Exercise directions.
The listing below holds pictures; exclude them. Return exactly the lines from the one with "Generate a component" through the one with "const studyPoints = studyRR.map((rr, i)".

Dataset.

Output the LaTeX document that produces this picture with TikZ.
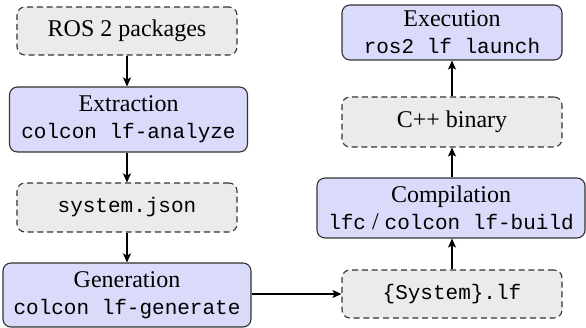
\documentclass[tikz,border=0pt]{standalone}
\usepackage{fontspec}
\setmainfont{Liberation Serif}
\setmonofont{Liberation Mono}
\usetikzlibrary{arrows.meta}
\definecolor{stepblue}{HTML}{DADAFA}
\definecolor{artgray}{HTML}{EBEBEB}
\definecolor{bordergray}{HTML}{333333}
\newcommand{\mytt}[1]{{\fontsize{21}{27}\ttfamily #1}}
\begin{document}
\begin{tikzpicture}[x=1pt,y=-1pt,
  base/.style={rectangle,rounded corners=8pt,inner sep=0pt,align=center,
    font=\fontsize{24}{27}\selectfont,line width=1.1pt},
  stepbox/.style={base,draw=bordergray,fill=stepblue},
  artbox/.style={base,draw=bordergray,fill=artgray,dash pattern=on 6pt off 3.8pt},
  flow/.style={-{Stealth[length=9pt,width=8pt,inset=2pt]},line width=1.3pt}]
\useasboundingbox (0,0) rectangle (586,328);
\node[artbox,minimum width=220pt,minimum height=48pt] (ros) at (127,31) {ROS 2 packages};
\node[stepbox,minimum width=238pt,minimum height=65pt] (extr) at (128.5,119.5) {Extraction\\\mytt{colcon lf-analyze}};
\node[artbox,minimum width=220pt,minimum height=49pt] (sysj) at (127,207.5) {\mytt{system.json}};
\node[stepbox,minimum width=248pt,minimum height=64pt] (gen) at (127,295) {Generation\\\mytt{colcon lf-generate}};
\node[stepbox,minimum width=220pt,minimum height=55pt] (exec) at (452,32.5) {Execution\\\mytt{ros2 lf launch}};
\node[artbox,minimum width=220pt,minimum height=50pt] (cpp) at (452,122) {C++ binary};
\node[stepbox,minimum width=268pt,minimum height=60pt] (comp) at (451,208) {Compilation\\\mytt{lfc} / \mytt{colcon lf-build}};
\node[artbox,minimum width=220pt,minimum height=48pt] (lf) at (452,294) {\mytt{\{System\}.lf}};
\draw[flow] (ros.south) -- (ros.south |- extr.north);
\draw[flow] (ros.south |- extr.south) -- (ros.south |- sysj.north);
\draw[flow] (sysj.south) -- (sysj.south |- gen.north);
\draw[flow] (gen.east |- lf.west) -- (lf.west);
\draw[flow] (lf.north) -- (lf.north |- comp.south);
\draw[flow] (lf.north |- comp.north) -- (cpp.south);
\draw[flow] (cpp.north) -- (exec.south);
\end{tikzpicture}
\end{document}
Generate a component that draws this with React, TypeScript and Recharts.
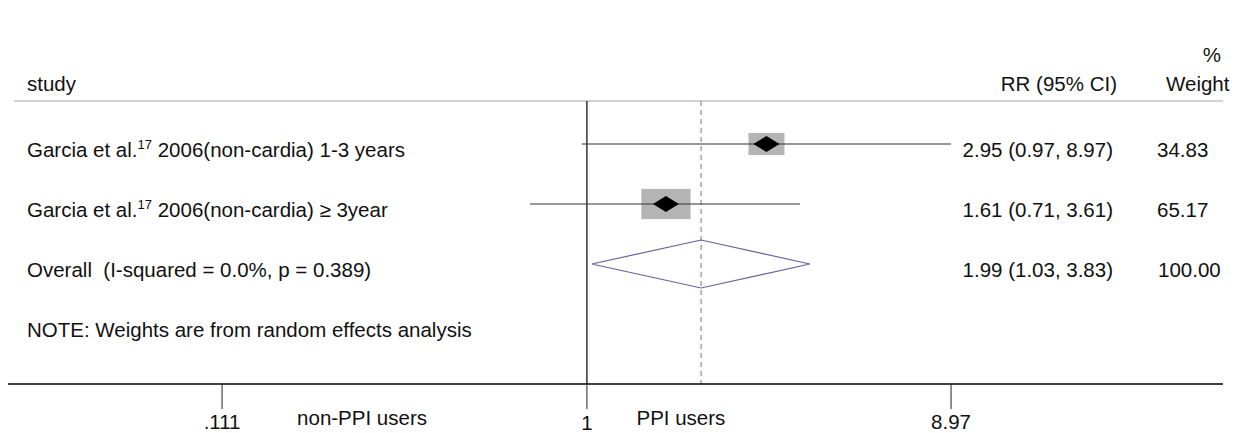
import React from "react";
import {ComposedChart, ReferenceLine, Scatter, XAxis, YAxis} from "recharts";

// studies (log RR forest plot)
const studyAuthors = ["Garcia et al.", "Garcia et al."];
const studyRefs = ["17", "17"];
const studyDetails = [" 2006(non-cardia) 1-3 years", " 2006(non-cardia) \u2265 3year"];
const studyRR = [2.95, 1.61];
const studyLow = [0.97, 0.71];
const studyHigh = [8.97, 3.61];
const studyWeight = [34.83, 65.17];
const studyRRText = ["2.95 (0.97, 8.97)", "1.61 (0.71, 3.61)"];
const studyWeightText = ["34.83", "65.17"];

const overallLabel = "Overall  (I-squared = 0.0%, p = 0.389)";
const overallRR = 1.99;
const overallLow = 1.03;
const overallHigh = 3.83;
const overallRRText = "1.99 (1.03, 3.83)";
const overallWeightText = "100.00";
const noteText = "NOTE: Weights are from random effects analysis";

const headerLabels = ["study", "RR (95% CI)", "Weight", "%"];

const xTicks = [0.111, 1, 8.97];
const xTickLabels = [".111", "1", "8.97"];
const sideLabels = ["non-PPI users", "PPI users"];
const sideLabelAt = [0.258, 1.762];

const FONT = "'Liberation Sans', Arial, sans-serif";
const X_DOMAIN: [number, number] = [0.03056, 46.18];
const HEADER_LINE_Y = 1.283;
const AXIS_Y = 6;

const studyPoints = studyRR.map((rr, i) => ({x: rr, y: i + 2, w: studyWeight[i]}));

const diamondPoints = [
    {x: overallLow, y: 4},
    {x: overallRR, y: 3.6},
    {x: overallHigh, y: 4},
    {x: overallRR, y: 4.4},
    {x: overallLow, y: 4},
];

type TextRow = {x: number, y: number, kind: string, i: number};
const textRows: TextRow[] = [
    {x: 1, y: 0.417, kind: "pct", i: 0},
    {x: 1, y: 0.9, kind: "header", i: 0},
    ...studyRR.map((_, i) => ({x: 1, y: i + 2, kind: "study", i})),
    {x: 1, y: 4, kind: "overall", i: 0},
    {x: 1, y: 5, kind: "note", i: 0},
];

const sidePoints = sideLabels.map((s, i) => ({x: sideLabelAt[i], y: AXIS_Y, i}));

const txt = {fontFamily: FONT, fontSize: 20.5, fill: "#111", whiteSpace: "pre" as const};

const StudyMarker = (props: any) => {
    const {cx, cy, payload} = props;
    const s = Math.sqrt(payload.w);
    const bw = 6.1 * s;
    const bh = 3.75 * s;
    return (
        <g>
            <rect x={cx - bw / 2} y={cy - bh / 2} width={bw} height={bh} fill="#b4b4b4" />
            <line x1={cx - bw / 2} x2={cx + bw / 2} y1={cy} y2={cy} stroke="#333" />
            <polygon points={`${cx - 13},${cy} ${cx},${cy - 8} ${cx + 13},${cy} ${cx},${cy + 8}`} fill="#000" />
        </g>
    );
};

const TextLayer = (props: any) => {
    const {cy, payload} = props;
    const base = cy + 13;
    const r: TextRow = payload;
    if (r.kind === "pct") {
        return <text x={1221} y={base} textAnchor="end" style={txt}>{headerLabels[3]}</text>;
    }
    if (r.kind === "header") {
        return (
            <g>
                <text x={27} y={base} style={txt}>{headerLabels[0]}</text>
                <text x={1117} y={base} textAnchor="end" style={txt}>{headerLabels[1]}</text>
                <text x={1166} y={base} style={txt}>{headerLabels[2]}</text>
            </g>
        );
    }
    if (r.kind === "study") {
        return (
            <g>
                <text x={27} y={base} style={txt}>
                    {studyAuthors[r.i]}
                    <tspan fontSize={13} dy={-8}>{studyRefs[r.i]}</tspan>
                    <tspan dy={8}>{studyDetails[r.i]}</tspan>
                </text>
                <text x={1113} y={base} textAnchor="end" style={txt}>{studyRRText[r.i]}</text>
                <text x={1157} y={base} style={txt}>{studyWeightText[r.i]}</text>
            </g>
        );
    }
    if (r.kind === "overall") {
        return (
            <g>
                <text x={27} y={base} style={txt}>{overallLabel}</text>
                <text x={1113} y={base} textAnchor="end" style={txt}>{overallRRText}</text>
                <text x={1158} y={base} style={txt}>{overallWeightText}</text>
            </g>
        );
    }
    return <text x={27} y={base} style={txt}>{noteText}</text>;
};

const SideLabel = (props: any) => {
    const {cx, cy, payload} = props;
    return <text x={cx} y={cy + 41} textAnchor="middle" style={txt}>{sideLabels[payload.i]}</text>;
};

const AxisTick = (props: any) => {
    const {x, y, payload} = props;
    const i = xTicks.indexOf(payload.value);
    return (
        <g>
            <line x1={x} x2={x} y1={y} y2={y + 25} stroke="#222" />
            <text x={x} y={y + (payload.value === 1 ? 46 : 45)} textAnchor="middle" style={txt}>{xTickLabels[i]}</text>
        </g>
    );
};

const Empty = () => <g />;

export default function App() {
    return (
        <div style={{position: "absolute", left: 0, top: 0, width: 1234, height: 433, background: "#fff"}}>
            <ComposedChart width={1234} height={433} margin={{top: 24, right: 11, bottom: 0, left: 8}}>
                <XAxis
                    type="number"
                    dataKey="x"
                    scale="log"
                    domain={X_DOMAIN}
                    ticks={xTicks}
                    interval={0}
                    height={49}
                    tickSize={0}
                    tickMargin={0}
                    tickLine={false}
                    axisLine={{stroke: "#000", strokeWidth: 1.5}}
                    tick={<AxisTick />}
                />
                <YAxis type="number" dataKey="y" domain={[0, AXIS_Y]} reversed hide width={0} />
                <ReferenceLine segment={[{x: 0.0317, y: HEADER_LINE_Y}, {x: X_DOMAIN[1], y: HEADER_LINE_Y}]} stroke="#c4c4c4" strokeWidth={1.5} />
                <ReferenceLine segment={[{x: 1, y: HEADER_LINE_Y}, {x: 1, y: AXIS_Y}]} stroke="#000" strokeWidth={1.2} />
                <ReferenceLine segment={[{x: overallRR, y: HEADER_LINE_Y}, {x: overallRR, y: AXIS_Y}]} stroke="#b57d88" strokeDasharray="5 4" strokeWidth={1.2} />
                {studyRR.map((rr, i) => (
                    <ReferenceLine
                        key={`ci-${i}`}
                        segment={[{x: studyLow[i], y: i + 2}, {x: studyHigh[i], y: i + 2}]}
                        stroke="#333"
                        strokeWidth={1.2}
                    />
                ))}
                <Scatter data={studyPoints} shape={<StudyMarker />} isAnimationActive={false} />
                <Scatter
                    data={diamondPoints}
                    line={{stroke: "#62629c", strokeWidth: 1.2}}
                    lineType="joint"
                    shape={<Empty />}
                    fill="none"
                    isAnimationActive={false}
                />
                <Scatter data={textRows} shape={<TextLayer />} isAnimationActive={false} />
                <Scatter data={sidePoints} shape={<SideLabel />} isAnimationActive={false} />
            </ComposedChart>
        </div>
    );
}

Solution.
Generate a component that draws this with React, TypeScript and Recharts.
import React from "react";
import {ComposedChart, ReferenceLine, Scatter, XAxis, YAxis} from "recharts";

// studies (log RR forest plot)
const studyAuthors = ["Garcia et al.", "Garcia et al."];
const studyRefs = ["17", "17"];
const studyDetails = [" 2006(non-cardia) 1-3 years", " 2006(non-cardia) \u2265 3year"];
const studyRR = [2.95, 1.61];
const studyLow = [0.97, 0.71];
const studyHigh = [8.97, 3.61];
const studyWeight = [34.83, 65.17];
const studyRRText = ["2.95 (0.97, 8.97)", "1.61 (0.71, 3.61)"];
const studyWeightText = ["34.83", "65.17"];

const overallLabel = "Overall  (I-squared = 0.0%, p = 0.389)";
const overallRR = 1.99;
const overallLow = 1.03;
const overallHigh = 3.83;
const overallRRText = "1.99 (1.03, 3.83)";
const overallWeightText = "100.00";
const noteText = "NOTE: Weights are from random effects analysis";

const headerLabels = ["study", "RR (95% CI)", "Weight", "%"];

const xTicks = [0.111, 1, 8.97];
const xTickLabels = [".111", "1", "8.97"];
const sideLabels = ["non-PPI users", "PPI users"];
const sideLabelAt = [0.258, 1.762];

const FONT = "'Liberation Sans', Arial, sans-serif";
const X_DOMAIN: [number, number] = [0.03056, 46.18];
const HEADER_LINE_Y = 1.283;
const AXIS_Y = 6;

const studyPoints = studyRR.map((rr, i) => ({x: rr, y: i + 2, w: studyWeight[i]}));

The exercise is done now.